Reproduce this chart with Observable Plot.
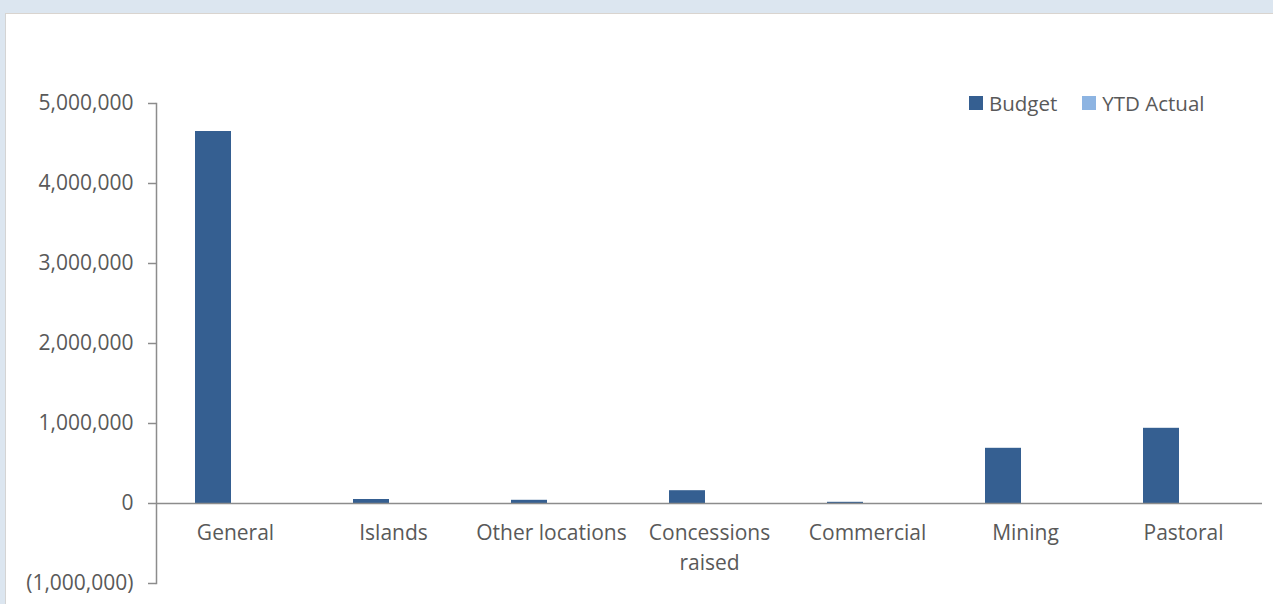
<!DOCTYPE html>
<html>
<head>
<meta charset="utf-8">
<script src="https://cdn.jsdelivr.net/npm/d3@7"></script>
<script src="https://cdn.jsdelivr.net/npm/@observablehq/plot@0.6"></script>
<style>
  html, body { margin: 0; padding: 0; background: #dce6f0; width: 1273px; height: 604px; overflow: hidden; }
  #panel { position: absolute; left: 5px; top: 13px; width: 1268px; height: 591px; background: #fff; border-left: 1px solid #d4d4d4; border-top: 1px solid #d9d4cf; box-sizing: border-box; font-family: "Open Sans", sans-serif; }
  #chart { position: absolute; left: -1px; top: -1px; }
  #legend { position: absolute; left: 963px; top: 75px; display: flex; align-items: center; font-size: 20.5px; color: #595959; font-family: "Open Sans", sans-serif; }
  .item { display: flex; align-items: center; margin-right: 25px; }
  .sw { width: 14px; height: 14px; margin-right: 6px; }
</style>
</head>
<body>
<div id="panel"><div id="chart"></div><div id="legend"></div></div>
<script>
const categories = ["General", "Islands", "Other locations", "Concessions raised", "Commercial", "Mining", "Pastoral"];
const budget = [4650000, 50000, 40000, 160000, 15000, 690000, 940000];
const ytdActual = [0, 0, 0, 0, 0, 0, 0];
const series = ["Budget", "YTD Actual"];
const colors = ["#355f91", "#8db4e2"];
const yTicks = [-1000000, 0, 1000000, 2000000, 3000000, 4000000, 5000000];

const budgetRows = categories.map((c, i) => ({category: c, value: budget[i]}));
const ytdRows = categories.map((c, i) => ({category: c, value: ytdActual[i]}));

const fmt = d3.format(",");
const tickFmt = v => v < 0 ? "(" + fmt(-v) + ")" : fmt(v);

const axisColor = "#8c8c8c";
const textColor = "#595959";

const chart = Plot.plot({
  width: 1268,
  height: 591,
  marginLeft: 151,
  marginRight: 11,
  marginTop: 90,
  marginBottom: 21,
  style: {fontFamily: "Open Sans, sans-serif", fontSize: "21px", color: textColor, background: "transparent"},
  x: {domain: categories, padding: 0, axis: null},
  y: {domain: [-1000000, 5000000], axis: null},
  marks: [
    Plot.barY(budgetRows, {x: "category", y: "value", fill: colors[0], insetLeft: 39, insetRight: 83}),
    Plot.barY(ytdRows, {x: "category", y: "value", fill: colors[1], insetLeft: 84, insetRight: 38}),
    Plot.frame({anchor: "left", stroke: axisColor, strokeWidth: 1.5}),
    Plot.ruleY([0], {stroke: axisColor, strokeWidth: 1.5}),
    Plot.axisY({ticks: yTicks, tickFormat: tickFmt, tickSize: 8, tickPadding: 15, stroke: axisColor, strokeWidth: 1.5, fill: textColor, fontSize: 21, label: null}),
    Plot.text(categories, {x: d => d, y: 0, text: d => d, dy: 15, lineAnchor: "top", lineWidth: 8, lineHeight: 1.43, fill: textColor, fontSize: 21})
  ]
});
document.getElementById("chart").appendChild(chart);

const legend = document.getElementById("legend");
series.forEach((s, i) => {
  const item = document.createElement("div");
  item.className = "item";
  const sw = document.createElement("div");
  sw.className = "sw";
  sw.style.background = colors[i];
  const t = document.createElement("span");
  t.textContent = s;
  item.appendChild(sw);
  item.appendChild(t);
  legend.appendChild(item);
});
</script>
</body>
</html>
▬▬▬▬▬▬▬▬▬▬
PROBLEM REQUIREMENTS. Locate each line containing the string "chart" and show it.

PROBLEM SOLUTION.
Reproduce this chart with Observable Plot.
  #chart { position: absolute; left: -1px; top: -1px; }
<div id="panel"><div id="chart"></div><div id="legend"></div></div>
const chart = Plot.plot({
document.getElementById("chart").appendChild(chart);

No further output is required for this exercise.